[Set task] Copy each line containing the word "with" from the records that follow, please.

--*--

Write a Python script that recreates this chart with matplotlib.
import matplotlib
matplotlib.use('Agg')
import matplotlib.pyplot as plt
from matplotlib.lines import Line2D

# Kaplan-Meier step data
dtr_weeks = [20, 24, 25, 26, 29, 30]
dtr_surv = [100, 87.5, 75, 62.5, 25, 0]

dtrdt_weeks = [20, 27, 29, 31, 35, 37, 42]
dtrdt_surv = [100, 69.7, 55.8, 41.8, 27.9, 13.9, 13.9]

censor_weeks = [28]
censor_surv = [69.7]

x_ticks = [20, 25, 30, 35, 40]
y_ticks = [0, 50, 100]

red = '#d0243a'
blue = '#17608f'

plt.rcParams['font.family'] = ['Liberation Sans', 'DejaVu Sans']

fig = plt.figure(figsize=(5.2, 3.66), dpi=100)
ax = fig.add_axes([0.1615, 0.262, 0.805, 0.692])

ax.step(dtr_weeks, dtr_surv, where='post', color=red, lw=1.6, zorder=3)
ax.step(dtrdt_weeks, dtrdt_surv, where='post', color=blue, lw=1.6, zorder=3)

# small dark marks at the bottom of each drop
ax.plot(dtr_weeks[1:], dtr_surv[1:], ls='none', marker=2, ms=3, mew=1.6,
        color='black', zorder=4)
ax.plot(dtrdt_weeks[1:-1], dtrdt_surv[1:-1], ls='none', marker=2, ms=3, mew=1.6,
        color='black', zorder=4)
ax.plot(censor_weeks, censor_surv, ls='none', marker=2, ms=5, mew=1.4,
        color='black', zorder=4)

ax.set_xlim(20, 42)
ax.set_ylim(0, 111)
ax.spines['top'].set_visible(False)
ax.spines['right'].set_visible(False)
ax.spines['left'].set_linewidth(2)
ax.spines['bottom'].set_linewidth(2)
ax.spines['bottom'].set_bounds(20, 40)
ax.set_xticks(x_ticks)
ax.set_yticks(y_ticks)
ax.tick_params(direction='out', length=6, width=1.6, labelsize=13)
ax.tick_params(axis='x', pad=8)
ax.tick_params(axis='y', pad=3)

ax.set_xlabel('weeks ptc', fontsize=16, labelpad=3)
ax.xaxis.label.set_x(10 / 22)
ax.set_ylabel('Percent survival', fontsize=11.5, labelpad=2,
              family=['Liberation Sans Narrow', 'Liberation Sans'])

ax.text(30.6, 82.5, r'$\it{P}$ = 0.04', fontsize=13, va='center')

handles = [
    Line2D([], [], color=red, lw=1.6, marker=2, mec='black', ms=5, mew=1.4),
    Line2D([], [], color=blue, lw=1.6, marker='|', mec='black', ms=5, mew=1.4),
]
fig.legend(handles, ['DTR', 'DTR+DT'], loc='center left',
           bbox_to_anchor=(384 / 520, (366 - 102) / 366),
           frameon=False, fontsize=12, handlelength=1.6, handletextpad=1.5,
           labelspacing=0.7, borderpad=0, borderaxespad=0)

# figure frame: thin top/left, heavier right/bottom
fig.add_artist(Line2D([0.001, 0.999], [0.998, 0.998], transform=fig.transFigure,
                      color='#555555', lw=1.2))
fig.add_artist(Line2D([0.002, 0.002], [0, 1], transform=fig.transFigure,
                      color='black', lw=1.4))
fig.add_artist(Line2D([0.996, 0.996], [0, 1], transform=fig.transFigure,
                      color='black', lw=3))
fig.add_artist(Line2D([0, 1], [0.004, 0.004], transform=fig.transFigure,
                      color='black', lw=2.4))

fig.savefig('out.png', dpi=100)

--*--

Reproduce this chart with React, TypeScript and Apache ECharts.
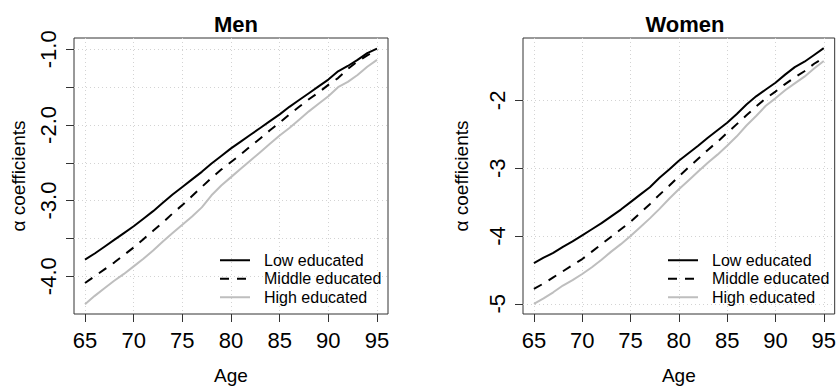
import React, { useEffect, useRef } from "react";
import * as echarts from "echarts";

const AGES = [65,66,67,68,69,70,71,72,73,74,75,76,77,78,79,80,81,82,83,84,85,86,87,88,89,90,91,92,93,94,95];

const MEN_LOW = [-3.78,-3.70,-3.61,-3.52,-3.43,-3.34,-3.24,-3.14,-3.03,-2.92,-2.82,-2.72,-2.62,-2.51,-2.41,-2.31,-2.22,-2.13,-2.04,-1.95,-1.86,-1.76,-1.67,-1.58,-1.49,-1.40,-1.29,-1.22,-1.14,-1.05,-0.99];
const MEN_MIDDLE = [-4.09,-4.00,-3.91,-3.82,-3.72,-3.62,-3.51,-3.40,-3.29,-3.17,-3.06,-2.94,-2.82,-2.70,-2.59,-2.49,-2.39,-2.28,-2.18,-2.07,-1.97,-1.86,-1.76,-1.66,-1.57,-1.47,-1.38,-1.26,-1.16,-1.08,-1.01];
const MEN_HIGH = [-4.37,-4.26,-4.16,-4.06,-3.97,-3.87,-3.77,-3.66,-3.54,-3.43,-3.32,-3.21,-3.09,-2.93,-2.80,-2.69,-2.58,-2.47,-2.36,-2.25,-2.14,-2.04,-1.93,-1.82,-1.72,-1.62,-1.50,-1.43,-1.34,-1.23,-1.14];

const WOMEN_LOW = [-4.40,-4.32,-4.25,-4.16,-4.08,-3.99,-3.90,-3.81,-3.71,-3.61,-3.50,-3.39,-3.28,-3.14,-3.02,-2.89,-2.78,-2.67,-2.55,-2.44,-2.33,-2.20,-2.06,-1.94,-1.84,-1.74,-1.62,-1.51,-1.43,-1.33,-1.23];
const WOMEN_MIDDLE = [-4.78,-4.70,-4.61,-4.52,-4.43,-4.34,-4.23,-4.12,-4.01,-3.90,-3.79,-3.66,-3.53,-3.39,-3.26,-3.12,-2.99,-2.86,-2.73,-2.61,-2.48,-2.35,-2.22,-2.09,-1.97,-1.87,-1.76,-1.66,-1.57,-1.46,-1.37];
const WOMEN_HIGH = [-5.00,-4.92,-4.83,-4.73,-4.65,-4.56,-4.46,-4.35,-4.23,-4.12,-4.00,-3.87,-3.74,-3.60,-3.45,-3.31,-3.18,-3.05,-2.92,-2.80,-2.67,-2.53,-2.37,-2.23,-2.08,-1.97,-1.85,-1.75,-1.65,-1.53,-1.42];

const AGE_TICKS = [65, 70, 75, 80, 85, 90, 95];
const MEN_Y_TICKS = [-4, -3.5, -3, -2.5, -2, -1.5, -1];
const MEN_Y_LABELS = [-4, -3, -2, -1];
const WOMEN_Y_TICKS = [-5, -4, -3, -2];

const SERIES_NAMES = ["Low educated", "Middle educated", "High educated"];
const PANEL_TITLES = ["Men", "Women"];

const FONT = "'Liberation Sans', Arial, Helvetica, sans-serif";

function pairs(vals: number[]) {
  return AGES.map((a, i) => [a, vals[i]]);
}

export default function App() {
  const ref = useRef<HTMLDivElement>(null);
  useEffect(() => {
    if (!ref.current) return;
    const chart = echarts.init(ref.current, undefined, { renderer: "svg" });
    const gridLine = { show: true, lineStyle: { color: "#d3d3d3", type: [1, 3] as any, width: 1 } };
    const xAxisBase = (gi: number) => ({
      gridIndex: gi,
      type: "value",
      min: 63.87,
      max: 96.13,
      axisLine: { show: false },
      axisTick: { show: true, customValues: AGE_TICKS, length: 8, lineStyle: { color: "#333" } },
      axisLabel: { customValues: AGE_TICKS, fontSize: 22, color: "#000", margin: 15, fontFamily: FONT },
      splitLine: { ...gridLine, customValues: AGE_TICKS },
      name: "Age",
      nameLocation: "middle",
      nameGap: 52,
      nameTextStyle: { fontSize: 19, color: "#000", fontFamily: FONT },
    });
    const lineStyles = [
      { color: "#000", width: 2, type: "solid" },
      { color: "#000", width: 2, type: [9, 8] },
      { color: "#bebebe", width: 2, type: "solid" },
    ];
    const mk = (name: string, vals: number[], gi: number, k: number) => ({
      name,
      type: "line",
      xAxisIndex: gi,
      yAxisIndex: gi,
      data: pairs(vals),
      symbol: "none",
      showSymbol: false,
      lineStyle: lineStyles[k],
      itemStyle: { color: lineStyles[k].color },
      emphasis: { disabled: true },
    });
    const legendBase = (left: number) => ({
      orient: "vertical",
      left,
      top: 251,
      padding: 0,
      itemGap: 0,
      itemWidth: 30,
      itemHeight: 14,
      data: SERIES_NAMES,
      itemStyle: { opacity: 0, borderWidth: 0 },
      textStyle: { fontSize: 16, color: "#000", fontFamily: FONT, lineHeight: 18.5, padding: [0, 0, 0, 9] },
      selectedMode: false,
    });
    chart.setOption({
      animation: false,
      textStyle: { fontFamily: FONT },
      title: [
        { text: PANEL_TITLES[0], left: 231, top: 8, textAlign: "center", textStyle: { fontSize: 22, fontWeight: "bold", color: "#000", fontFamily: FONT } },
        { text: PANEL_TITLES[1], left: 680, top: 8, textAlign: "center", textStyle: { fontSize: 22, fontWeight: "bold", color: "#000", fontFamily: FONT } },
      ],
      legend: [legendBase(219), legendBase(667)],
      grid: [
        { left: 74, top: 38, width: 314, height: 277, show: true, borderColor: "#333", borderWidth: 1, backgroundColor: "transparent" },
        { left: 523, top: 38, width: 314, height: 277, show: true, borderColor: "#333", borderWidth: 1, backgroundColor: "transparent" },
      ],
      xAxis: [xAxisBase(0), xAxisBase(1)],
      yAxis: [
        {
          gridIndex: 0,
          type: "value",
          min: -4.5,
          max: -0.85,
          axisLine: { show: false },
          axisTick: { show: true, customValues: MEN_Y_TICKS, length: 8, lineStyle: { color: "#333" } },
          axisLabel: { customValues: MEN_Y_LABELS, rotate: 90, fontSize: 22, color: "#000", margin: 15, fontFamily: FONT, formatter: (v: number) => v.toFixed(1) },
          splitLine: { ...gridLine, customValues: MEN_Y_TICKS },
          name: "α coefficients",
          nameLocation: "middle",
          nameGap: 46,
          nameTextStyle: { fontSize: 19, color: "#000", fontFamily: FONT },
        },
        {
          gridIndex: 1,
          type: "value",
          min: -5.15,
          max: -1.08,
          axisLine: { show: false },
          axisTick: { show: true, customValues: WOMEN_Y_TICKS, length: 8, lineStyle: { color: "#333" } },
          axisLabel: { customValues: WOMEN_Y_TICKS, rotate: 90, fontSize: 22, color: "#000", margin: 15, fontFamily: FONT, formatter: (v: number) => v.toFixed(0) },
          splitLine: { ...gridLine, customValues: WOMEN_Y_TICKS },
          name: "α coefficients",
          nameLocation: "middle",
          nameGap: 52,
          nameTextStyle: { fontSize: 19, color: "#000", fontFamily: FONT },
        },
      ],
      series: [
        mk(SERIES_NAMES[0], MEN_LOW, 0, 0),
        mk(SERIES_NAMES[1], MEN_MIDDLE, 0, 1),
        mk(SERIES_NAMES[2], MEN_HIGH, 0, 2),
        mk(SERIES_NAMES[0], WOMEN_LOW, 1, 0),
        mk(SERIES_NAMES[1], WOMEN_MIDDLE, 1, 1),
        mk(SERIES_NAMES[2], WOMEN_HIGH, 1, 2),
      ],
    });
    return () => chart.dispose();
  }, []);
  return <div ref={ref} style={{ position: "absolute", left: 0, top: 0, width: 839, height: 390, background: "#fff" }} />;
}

--*--

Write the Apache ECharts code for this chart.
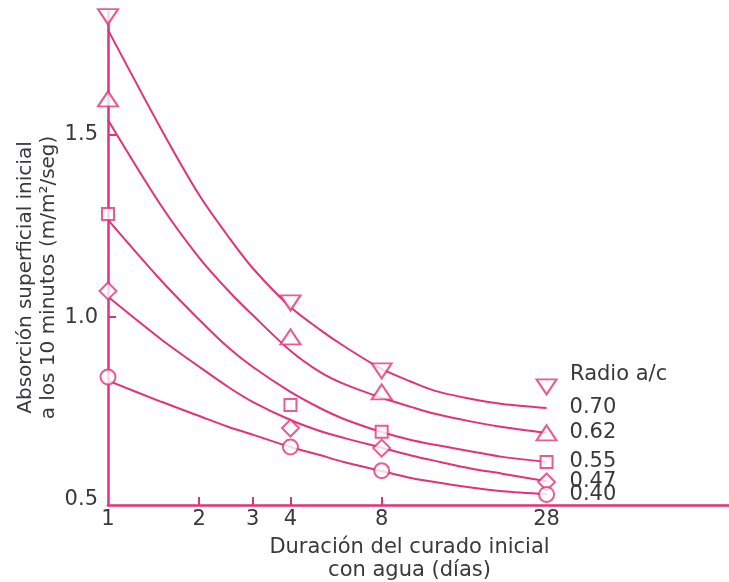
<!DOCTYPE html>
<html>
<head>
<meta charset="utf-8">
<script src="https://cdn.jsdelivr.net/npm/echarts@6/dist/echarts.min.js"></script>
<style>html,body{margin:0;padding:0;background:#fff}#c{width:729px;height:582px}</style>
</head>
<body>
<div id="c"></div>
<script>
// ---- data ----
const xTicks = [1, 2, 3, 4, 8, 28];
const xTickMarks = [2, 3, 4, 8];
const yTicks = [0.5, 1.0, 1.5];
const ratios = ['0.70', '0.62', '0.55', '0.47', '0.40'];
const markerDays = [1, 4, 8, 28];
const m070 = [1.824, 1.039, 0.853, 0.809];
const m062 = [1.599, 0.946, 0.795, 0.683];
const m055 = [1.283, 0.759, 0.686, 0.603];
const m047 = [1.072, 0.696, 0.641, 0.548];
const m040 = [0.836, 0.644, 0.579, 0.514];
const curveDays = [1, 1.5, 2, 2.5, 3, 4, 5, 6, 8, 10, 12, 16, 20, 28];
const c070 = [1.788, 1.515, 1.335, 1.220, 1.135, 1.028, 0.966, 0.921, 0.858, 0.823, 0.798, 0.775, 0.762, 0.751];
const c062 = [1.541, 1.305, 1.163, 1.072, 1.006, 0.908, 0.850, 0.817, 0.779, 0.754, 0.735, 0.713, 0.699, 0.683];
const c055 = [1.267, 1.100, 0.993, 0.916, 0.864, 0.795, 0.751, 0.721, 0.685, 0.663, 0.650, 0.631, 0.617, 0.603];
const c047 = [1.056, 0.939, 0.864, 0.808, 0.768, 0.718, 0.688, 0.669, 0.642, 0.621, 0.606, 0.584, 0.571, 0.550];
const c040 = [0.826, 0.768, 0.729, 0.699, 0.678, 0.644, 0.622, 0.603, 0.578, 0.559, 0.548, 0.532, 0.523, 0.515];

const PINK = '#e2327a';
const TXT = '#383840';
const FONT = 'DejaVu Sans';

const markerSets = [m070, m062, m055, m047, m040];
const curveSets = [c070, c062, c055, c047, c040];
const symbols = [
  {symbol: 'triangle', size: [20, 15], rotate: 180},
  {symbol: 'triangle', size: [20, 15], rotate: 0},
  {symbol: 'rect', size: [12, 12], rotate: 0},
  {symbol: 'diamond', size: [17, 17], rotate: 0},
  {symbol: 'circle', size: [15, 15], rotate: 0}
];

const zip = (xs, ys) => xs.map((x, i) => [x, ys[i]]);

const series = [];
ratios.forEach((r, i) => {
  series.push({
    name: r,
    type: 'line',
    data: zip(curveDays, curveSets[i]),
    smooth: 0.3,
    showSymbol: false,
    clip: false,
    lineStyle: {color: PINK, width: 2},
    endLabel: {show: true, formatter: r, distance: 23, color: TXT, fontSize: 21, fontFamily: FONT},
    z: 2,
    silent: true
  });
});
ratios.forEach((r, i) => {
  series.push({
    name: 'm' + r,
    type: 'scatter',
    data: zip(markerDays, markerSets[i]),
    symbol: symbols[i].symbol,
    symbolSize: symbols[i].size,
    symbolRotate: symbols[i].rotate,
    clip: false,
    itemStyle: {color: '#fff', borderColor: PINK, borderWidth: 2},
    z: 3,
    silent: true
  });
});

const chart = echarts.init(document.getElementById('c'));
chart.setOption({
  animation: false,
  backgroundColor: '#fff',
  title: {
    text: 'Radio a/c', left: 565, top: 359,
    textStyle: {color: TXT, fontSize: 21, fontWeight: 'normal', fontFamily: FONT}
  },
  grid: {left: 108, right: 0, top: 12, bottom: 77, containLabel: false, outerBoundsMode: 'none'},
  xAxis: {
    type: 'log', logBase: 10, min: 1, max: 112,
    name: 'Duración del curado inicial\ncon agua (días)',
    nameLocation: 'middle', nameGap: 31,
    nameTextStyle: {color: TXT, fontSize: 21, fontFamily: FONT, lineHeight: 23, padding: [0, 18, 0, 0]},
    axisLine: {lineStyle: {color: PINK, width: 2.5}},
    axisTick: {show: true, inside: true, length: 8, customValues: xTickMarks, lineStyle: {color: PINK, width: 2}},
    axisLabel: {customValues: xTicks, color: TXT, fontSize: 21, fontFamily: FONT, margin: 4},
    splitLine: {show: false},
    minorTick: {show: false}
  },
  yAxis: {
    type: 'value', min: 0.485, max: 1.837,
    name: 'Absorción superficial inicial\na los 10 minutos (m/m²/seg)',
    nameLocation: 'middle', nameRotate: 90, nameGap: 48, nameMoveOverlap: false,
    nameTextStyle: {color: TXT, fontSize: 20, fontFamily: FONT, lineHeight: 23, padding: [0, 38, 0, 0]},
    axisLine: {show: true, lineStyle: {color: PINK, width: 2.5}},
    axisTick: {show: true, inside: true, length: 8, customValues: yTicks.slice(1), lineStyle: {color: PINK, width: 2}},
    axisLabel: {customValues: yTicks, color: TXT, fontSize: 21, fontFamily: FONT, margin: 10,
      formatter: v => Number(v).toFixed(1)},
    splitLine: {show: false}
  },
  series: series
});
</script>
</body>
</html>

--*--

[Task output]
Write a Python script that recreates this chart with matplotlib.
Reproduce this chart with React, TypeScript and Apache ECharts.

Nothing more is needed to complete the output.